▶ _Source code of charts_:
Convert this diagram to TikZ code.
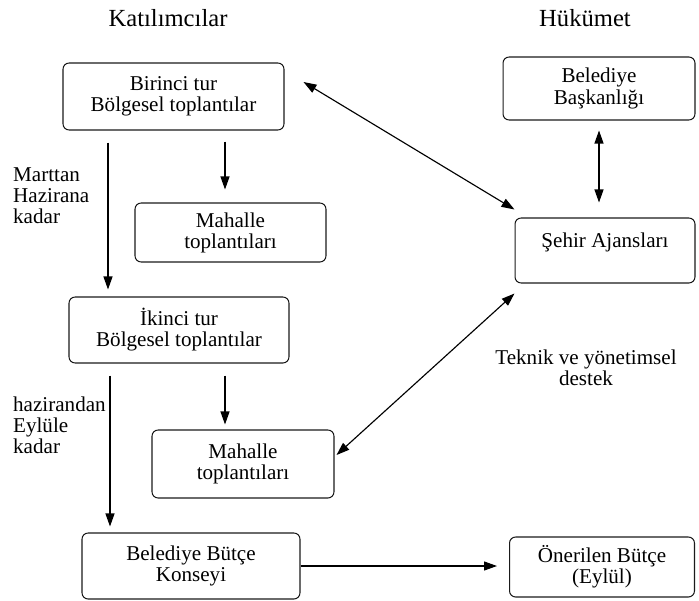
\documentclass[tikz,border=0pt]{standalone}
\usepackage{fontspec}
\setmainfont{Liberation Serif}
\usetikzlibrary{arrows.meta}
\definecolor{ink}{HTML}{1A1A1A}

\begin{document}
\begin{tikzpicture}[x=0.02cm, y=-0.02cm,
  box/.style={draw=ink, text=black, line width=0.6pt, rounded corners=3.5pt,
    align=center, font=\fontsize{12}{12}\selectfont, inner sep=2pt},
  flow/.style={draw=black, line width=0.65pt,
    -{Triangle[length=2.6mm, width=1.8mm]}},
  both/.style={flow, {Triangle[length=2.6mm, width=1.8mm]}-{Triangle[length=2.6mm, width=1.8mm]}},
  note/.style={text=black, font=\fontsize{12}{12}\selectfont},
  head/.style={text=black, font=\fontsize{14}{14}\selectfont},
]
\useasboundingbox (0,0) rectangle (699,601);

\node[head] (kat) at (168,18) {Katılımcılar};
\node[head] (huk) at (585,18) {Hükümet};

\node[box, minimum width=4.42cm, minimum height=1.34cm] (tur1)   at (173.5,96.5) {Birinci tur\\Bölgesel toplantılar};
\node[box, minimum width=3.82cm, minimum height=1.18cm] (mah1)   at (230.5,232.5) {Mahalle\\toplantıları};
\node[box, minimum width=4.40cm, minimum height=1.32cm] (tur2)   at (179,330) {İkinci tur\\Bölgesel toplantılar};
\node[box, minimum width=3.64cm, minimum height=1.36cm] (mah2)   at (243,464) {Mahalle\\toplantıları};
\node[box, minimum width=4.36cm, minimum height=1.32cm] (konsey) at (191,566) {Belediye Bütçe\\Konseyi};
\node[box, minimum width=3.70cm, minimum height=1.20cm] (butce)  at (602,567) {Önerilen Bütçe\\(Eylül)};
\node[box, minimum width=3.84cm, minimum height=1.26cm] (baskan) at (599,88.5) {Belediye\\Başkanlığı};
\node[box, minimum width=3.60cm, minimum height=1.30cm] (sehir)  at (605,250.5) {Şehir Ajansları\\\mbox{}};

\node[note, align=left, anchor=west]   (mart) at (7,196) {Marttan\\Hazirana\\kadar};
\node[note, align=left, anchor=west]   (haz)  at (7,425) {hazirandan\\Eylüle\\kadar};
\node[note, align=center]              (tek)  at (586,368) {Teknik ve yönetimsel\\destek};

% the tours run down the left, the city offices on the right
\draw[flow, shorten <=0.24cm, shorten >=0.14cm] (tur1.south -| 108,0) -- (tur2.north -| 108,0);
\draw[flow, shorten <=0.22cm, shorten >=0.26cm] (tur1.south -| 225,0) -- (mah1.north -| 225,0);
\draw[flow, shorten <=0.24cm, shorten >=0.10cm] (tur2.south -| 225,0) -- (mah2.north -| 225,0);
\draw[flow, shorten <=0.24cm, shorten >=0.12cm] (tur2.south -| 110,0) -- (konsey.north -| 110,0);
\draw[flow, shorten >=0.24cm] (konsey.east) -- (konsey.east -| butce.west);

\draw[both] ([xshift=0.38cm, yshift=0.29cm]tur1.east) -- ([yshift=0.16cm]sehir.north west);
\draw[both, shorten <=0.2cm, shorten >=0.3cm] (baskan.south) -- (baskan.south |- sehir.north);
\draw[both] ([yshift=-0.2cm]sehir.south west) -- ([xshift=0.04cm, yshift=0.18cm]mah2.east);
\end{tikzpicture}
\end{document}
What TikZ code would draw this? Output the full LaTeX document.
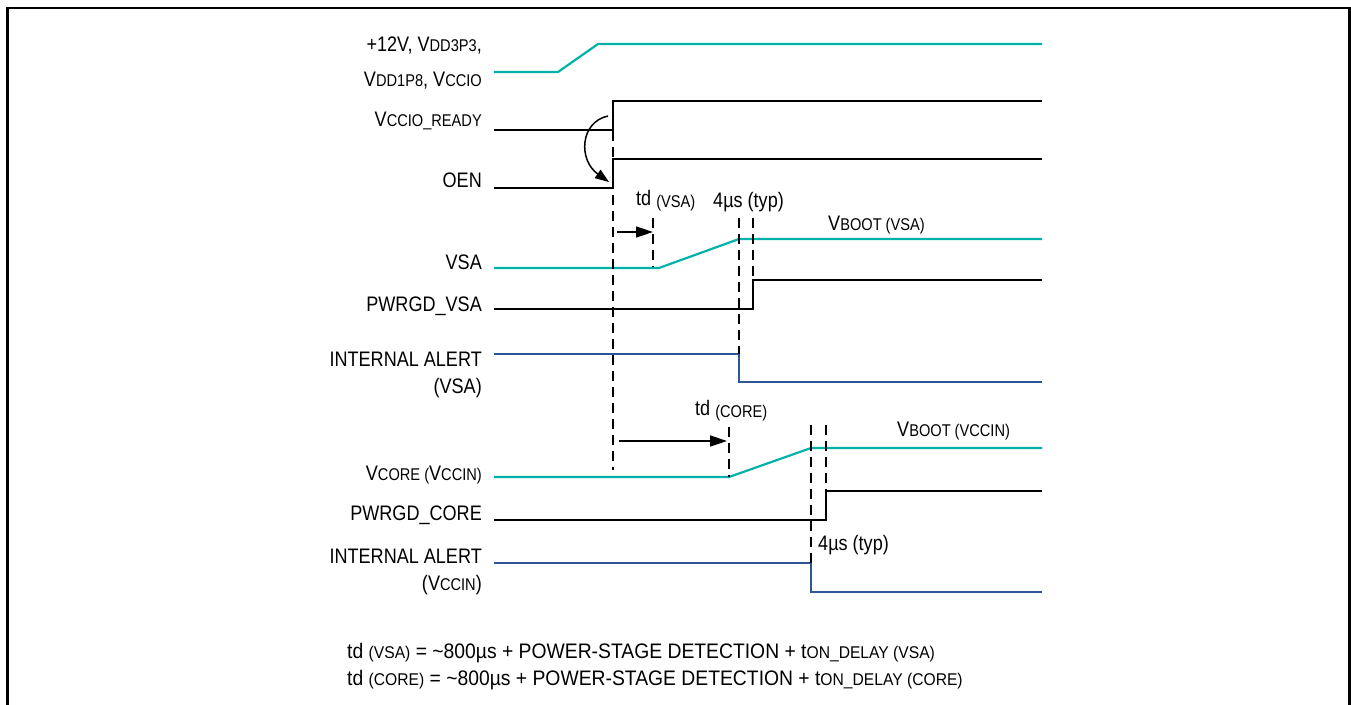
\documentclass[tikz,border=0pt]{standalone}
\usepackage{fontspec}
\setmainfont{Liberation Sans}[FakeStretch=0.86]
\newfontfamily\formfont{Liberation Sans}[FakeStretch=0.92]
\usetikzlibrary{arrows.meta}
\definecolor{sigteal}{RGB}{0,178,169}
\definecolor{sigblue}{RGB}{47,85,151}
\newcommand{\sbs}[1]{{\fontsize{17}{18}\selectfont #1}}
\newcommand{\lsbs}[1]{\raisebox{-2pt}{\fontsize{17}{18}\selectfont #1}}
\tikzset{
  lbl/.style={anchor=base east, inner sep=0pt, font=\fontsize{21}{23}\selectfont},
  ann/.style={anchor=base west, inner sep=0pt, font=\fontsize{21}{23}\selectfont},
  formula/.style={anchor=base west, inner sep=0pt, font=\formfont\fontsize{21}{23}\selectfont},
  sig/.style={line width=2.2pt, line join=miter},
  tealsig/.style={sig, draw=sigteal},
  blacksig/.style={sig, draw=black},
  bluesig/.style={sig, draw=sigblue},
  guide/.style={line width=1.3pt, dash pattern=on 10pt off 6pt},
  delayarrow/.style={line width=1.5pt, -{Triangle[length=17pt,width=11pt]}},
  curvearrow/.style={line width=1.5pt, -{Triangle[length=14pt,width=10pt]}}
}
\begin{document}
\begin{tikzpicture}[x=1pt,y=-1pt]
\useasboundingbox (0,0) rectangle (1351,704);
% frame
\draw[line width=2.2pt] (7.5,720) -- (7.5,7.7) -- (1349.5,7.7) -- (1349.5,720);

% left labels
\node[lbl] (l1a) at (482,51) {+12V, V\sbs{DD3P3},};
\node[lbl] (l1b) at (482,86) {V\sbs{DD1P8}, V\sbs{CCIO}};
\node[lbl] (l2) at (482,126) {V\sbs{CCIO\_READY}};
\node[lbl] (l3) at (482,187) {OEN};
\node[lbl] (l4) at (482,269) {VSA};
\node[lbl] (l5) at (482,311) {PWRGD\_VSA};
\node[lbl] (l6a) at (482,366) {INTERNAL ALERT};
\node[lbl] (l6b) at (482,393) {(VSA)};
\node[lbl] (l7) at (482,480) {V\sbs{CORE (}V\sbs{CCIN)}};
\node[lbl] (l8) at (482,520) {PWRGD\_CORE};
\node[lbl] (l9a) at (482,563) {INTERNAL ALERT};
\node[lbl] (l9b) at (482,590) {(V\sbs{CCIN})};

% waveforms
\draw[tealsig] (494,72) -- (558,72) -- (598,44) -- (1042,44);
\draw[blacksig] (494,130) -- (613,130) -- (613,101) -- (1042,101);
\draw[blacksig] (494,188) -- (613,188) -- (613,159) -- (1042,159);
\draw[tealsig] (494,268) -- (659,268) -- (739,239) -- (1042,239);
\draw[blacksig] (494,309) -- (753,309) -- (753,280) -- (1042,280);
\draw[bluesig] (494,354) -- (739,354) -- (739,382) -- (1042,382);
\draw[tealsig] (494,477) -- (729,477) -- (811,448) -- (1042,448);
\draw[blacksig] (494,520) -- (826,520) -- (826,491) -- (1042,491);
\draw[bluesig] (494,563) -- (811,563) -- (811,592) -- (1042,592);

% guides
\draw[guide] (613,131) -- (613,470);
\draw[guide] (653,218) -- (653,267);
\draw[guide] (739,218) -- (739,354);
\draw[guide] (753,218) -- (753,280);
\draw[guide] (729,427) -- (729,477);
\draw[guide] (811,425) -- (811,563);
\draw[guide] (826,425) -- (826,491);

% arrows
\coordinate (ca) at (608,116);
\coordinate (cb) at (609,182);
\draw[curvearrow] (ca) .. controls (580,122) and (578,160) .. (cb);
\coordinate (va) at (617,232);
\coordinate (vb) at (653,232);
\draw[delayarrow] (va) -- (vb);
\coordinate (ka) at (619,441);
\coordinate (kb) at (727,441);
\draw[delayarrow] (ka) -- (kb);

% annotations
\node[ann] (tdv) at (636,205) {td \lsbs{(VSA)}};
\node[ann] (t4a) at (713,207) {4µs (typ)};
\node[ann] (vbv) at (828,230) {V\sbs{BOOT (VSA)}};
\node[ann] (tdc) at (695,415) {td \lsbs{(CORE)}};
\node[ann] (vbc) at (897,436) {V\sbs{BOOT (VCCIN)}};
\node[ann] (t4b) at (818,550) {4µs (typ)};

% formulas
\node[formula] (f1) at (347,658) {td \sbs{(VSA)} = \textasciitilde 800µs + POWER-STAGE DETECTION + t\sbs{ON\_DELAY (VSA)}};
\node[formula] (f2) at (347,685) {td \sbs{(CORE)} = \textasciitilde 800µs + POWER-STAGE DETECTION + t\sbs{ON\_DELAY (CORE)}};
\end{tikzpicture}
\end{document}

▶ _What you need to do_: Begin at the first line of the entries above and return each line exactly, stopping after the line that contains "(huk) at (585,18)". Pictures do not belong in the copy.

▶ _Task output_:
Convert this diagram to TikZ code.
\documentclass[tikz,border=0pt]{standalone}
\usepackage{fontspec}
\setmainfont{Liberation Serif}
\usetikzlibrary{arrows.meta}
\definecolor{ink}{HTML}{1A1A1A}

\begin{document}
\begin{tikzpicture}[x=0.02cm, y=-0.02cm,
  box/.style={draw=ink, text=black, line width=0.6pt, rounded corners=3.5pt,
    align=center, font=\fontsize{12}{12}\selectfont, inner sep=2pt},
  flow/.style={draw=black, line width=0.65pt,
    -{Triangle[length=2.6mm, width=1.8mm]}},
  both/.style={flow, {Triangle[length=2.6mm, width=1.8mm]}-{Triangle[length=2.6mm, width=1.8mm]}},
  note/.style={text=black, font=\fontsize{12}{12}\selectfont},
  head/.style={text=black, font=\fontsize{14}{14}\selectfont},
]
\useasboundingbox (0,0) rectangle (699,601);

\node[head] (kat) at (168,18) {Katılımcılar};
\node[head] (huk) at (585,18) {Hükümet};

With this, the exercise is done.